Queen Elizabeth II herself was married here in 1947, when she was still a princess.
There have been 16 royal weddings at Westminster Abbey, starting in 1100.
Monarchs are no longer buried here, but funerals and memorial services continue. Princess Diana’s funeral in 1997 and the Queen Mother’s in 2002 were both major events for Westminster Abbey.
15. It Honors Famous Poets, Writers, And Musicians
Coming from the royal tombs into the Poets’ Corner, there’s a change in the place’s mood. It lightens up as you see memorials to notable British artists (not just poets) like the Bronte sisters, William Shakespeare, Jane Austen, and Thomas Hardy. There are more than 100 of these memorials, and the list is still growing.
Charles Dickens hadn’t wanted a big funeral, and he hadn’t asked to be buried in Westminster Abbey. His funeral was a secret, and his marker bears plain text with just his name and dates.

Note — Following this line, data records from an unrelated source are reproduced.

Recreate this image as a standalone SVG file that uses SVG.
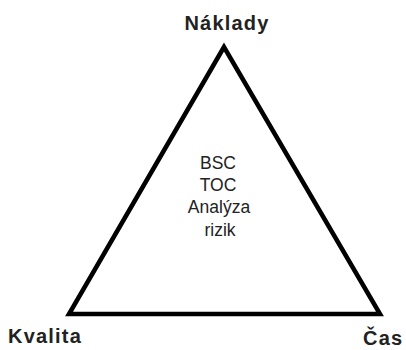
<svg xmlns="http://www.w3.org/2000/svg" width="406" height="350" viewBox="0 0 406 350">
  <style>
    .edge { fill: none; stroke: #000; stroke-width: 4.5; stroke-linejoin: miter; stroke-miterlimit: 10; }
    .corner { font-family: "Liberation Sans", Arial, sans-serif; font-weight: bold; font-size: 20px; fill: #222; letter-spacing: 1.2px; }
    .inner { font-family: "Liberation Sans", Arial, sans-serif; font-size: 17.5px; fill: #222; text-anchor: middle; }
  </style>
  <rect width="406" height="350" fill="#fff"/>
  <g id="connectors">
    <polygon class="edge" points="224,47 69,314 380,314"/>
  </g>
  <g id="naklady">
    <text class="corner" x="227" y="30" text-anchor="middle">Náklady</text>
  </g>
  <g id="kvalita">
    <text class="corner" x="8" y="343">Kvalita</text>
  </g>
  <g id="cas">
    <text class="corner" x="363" y="345">Čas</text>
  </g>
  <g id="metody">
    <text class="inner" x="218" y="169">BSC</text>
    <text class="inner" x="218" y="191">TOC</text>
    <text class="inner" x="219" y="213">Analýza</text>
    <text class="inner" x="220" y="236">rizik</text>
  </g>
</svg>
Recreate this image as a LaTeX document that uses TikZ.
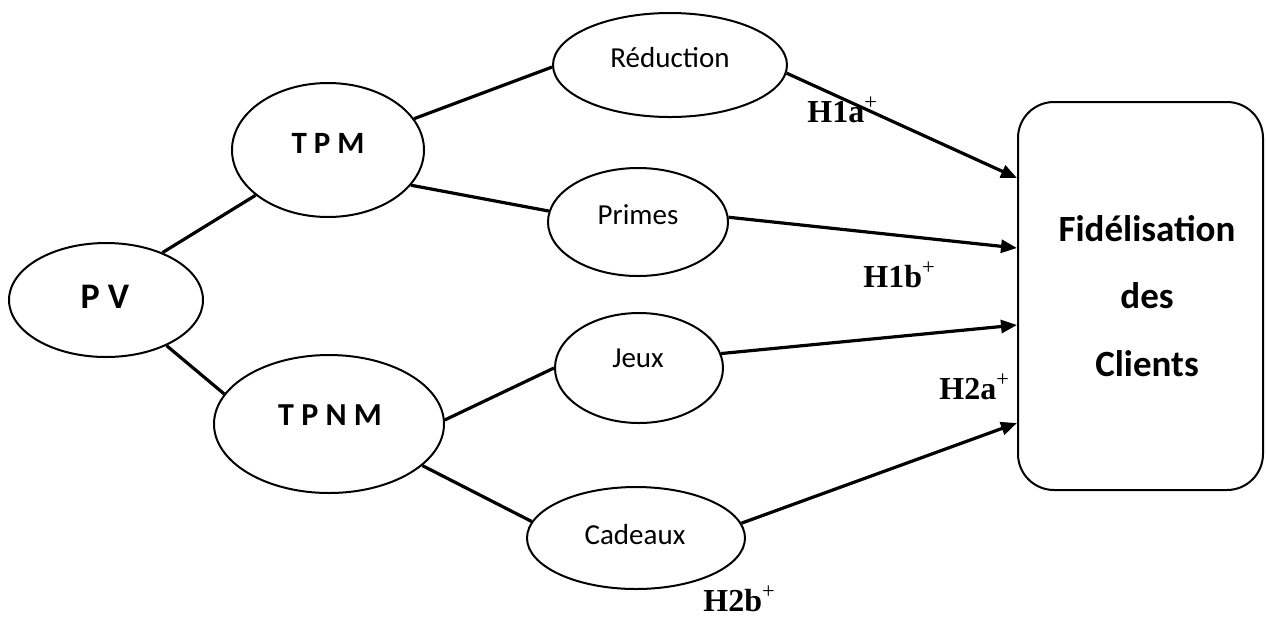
\documentclass[tikz,border=0pt]{standalone}
\usepackage{fontspec}
\setmainfont{Carlito}
\newfontfamily\timesf{Liberation Serif}
\usetikzlibrary{shapes.geometric,arrows.meta}
\begin{document}
\begin{tikzpicture}[x=0.5pt,y=-0.5pt,
 oval/.style={draw, ellipse, line width=1pt, inner sep=0pt},
 link/.style={line width=1.6pt},
 arr/.style={line width=1.6pt, -{Triangle[length=8pt,width=6.5pt]}},
 small/.style={font=\fontsize{14.5}{17}\selectfont, inner sep=0pt},
 big/.style={font=\bfseries\fontsize{15.5}{18}\selectfont, inner sep=0pt},
 hyp/.style={anchor=west, font=\timesf\bfseries\fontsize{16}{18}\selectfont, inner sep=0pt}]
\useasboundingbox (0,0) rectangle (1266,618);

% ellipses
\node[oval, minimum width=97pt, minimum height=57pt] (pv) at (106,300) {};
\node[oval, minimum width=96pt, minimum height=67pt] (tpm) at (328,150) {};
\node[oval, minimum width=115pt, minimum height=69pt] (tpnm) at (329,424) {};
\node[oval, minimum width=117pt, minimum height=52pt] (red) at (670,65) {};
\node[oval, minimum width=90pt, minimum height=54pt] (pri) at (638,222) {};
\node[oval, minimum width=84pt, minimum height=55pt] (jeu) at (639,368) {};
\node[oval, minimum width=109pt, minimum height=51pt] (cad) at (636,538) {};

% texts in ellipses
\node[big, font=\bfseries\fontsize{18}{20}\selectfont] (pvt) at (105,297) {P V};
\node[big] (tpmt) at (328,143) {T P M};
\node[big, font=\bfseries\fontsize{16}{18}\selectfont] (tpnmt) at (330,415) {T P N M};
\node[small] (redt) at (670,58) {Réduction};
\node[small] (prit) at (638,215) {Primes};
\node[small] (jeut) at (638,358) {Jeux};
\node[small] (cadt) at (635,535) {Cadeaux};

% box
\node[draw, line width=1pt, rounded corners=18pt, minimum width=122.5pt, minimum height=194pt, inner sep=0pt] (box) at (1140.5,296) {};
\node[font=\bfseries\fontsize{18.5}{33.75}\selectfont, align=center] (boxt) at (1147,296) {Fidélisation\\des\\Clients};

% links
\draw[link] (pv.40.7) -- (tpm.212.6);
\draw[link] (pv.-37) -- (tpnm.164.8);
\draw[link] (tpm.20) -- (red.181.5);
\draw[link] (tpm.-23.6) -- (pri.173.4);
\draw[link] (tpnm.2) -- (jeu.180);
\draw[link] (tpnm.-24.8) -- (cad.171);

% arrows
\draw[arr] (red.-4) -- ([yshift=59pt]box.west);
\draw[arr] (pri.3) -- ([yshift=24pt]box.west);
\draw[arr] (jeu.10) -- ([yshift=-14.5pt]box.west);
\draw[arr] (cad.8) -- ([yshift=-63.5pt]box.west);

% hypothesis labels
\node[hyp] (h1a) at (807,110) {H1a\textsuperscript{\mdseries +}};
\node[hyp] (h1b) at (863,275) {H1b\textsuperscript{\mdseries +}};
\node[hyp] (h2a) at (939,387) {H2a\textsuperscript{\mdseries +}};
\node[hyp] (h2b) at (703,599) {H2b\textsuperscript{\mdseries +}};
\end{tikzpicture}
\end{document}
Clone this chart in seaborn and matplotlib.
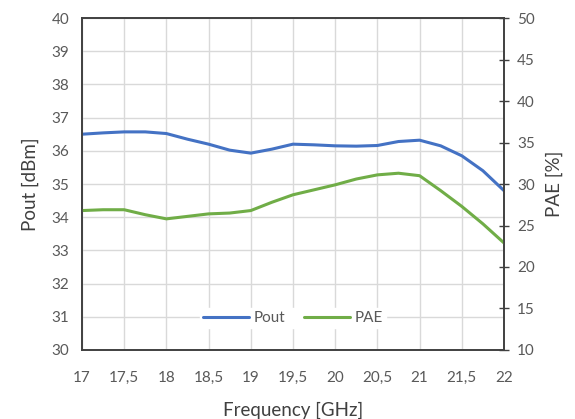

The statue of the musician George Frideric Handel, on the other hand, is holding sheets of printed music and looks to be keeping time with his foot.
The access to the cloisters and the beautiful Chapter House is nearby.
16. The Modern Martyrs Sculptures Are Unique
After you leave the abbey through the Great West Door, look back. The Modern Martyrs sculptures, unveiled in 1998, honor 10 Christians who died for their beliefs. Dr. Martin Luther King Jr. and Saint Oscar Romero are two of them.
What To Know Before You Go
There is an admission charge to enter Westminster Abbey as a tourist.
The abbey holds worship services every day. On some days, the abbey is only open for services, not for tourists. It’s essential to check the website in advance of your visit, whether you plan to visit as a tourist or as a worshipper.
Saint Margaret’s Church, right beside Westminster Abbey, is free to enter, though as with all churches, you should expect to give a donation. It too has a rich history and a variety of monuments, including one to a Beefeater who served the Tudors.
The abbey’s accessibility features are described on the website.
If you need a break, just sit down and look up. It’s an inspiration.